Otra historia es el de las Universidades y Centros de Formación Técnica
privados, los cuales ahora podían ser creados por cualquiera, ya que no
se necesitaba una ley especial para hacerlo. Con esta medida concreta
se hacía patente la completa entrega de la educación al libre mercado.
La dictadura ocupó toda la década del 80 como marcha blanca, y una vez
impuesta la nueva concepción de la educación en la sociedad chilena, se
ocupó de atar constitucionalmente todas estas medidas mediante la LOCE
18.962. Hoy han
pasado 16 años de gobierno de la Concertación de Partidos por la
Democracia. La medida más concreta de todos estos años ha sido aumentar
el gasto sostenidamente en Educación. Se han recuperado los ritmos de
incremento de la década de los sesenta y hasta principios de los
setenta, del orden del 10% a 11% anual. De hecho el gasto fiscal en
educación prácticamente se triplica entre 1990 y el 2000, pasando de
$589.583 millones en 1990 a $1.573.291 millones, el 2000 .
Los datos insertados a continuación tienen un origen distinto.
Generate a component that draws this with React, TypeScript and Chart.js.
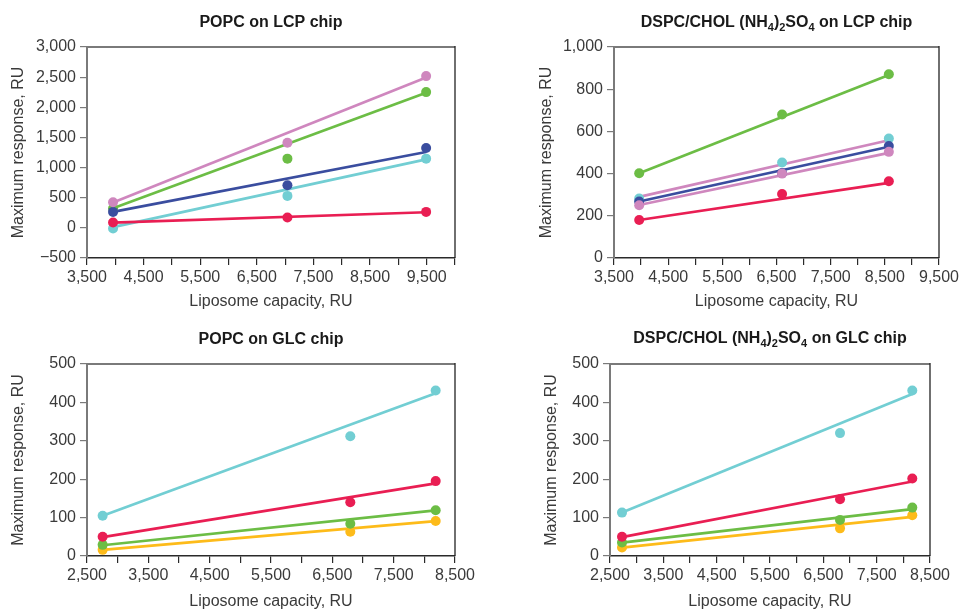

En todo caso es sabido que un cambio radical en la Educación chilena va
mucho más allá de un incremento sostenido de los recursos monetarios.
Ella es el reflejo, y el producto, de una visión impuesta sin discusión
en la sociedad chilena, una visión impuesta por la vía violenta, que ha
dejado como legado en el léxico conceptos como competencia,
privatización y eficiencia. Todas palabras lejanas a las que alimentaron
alguna vez nuestros sueños: justicia, igualdad, solidaridad. Y que sin
duda requieren recordarse, así como nuestra propia historia, para así
repensar el presente y construir el futuro.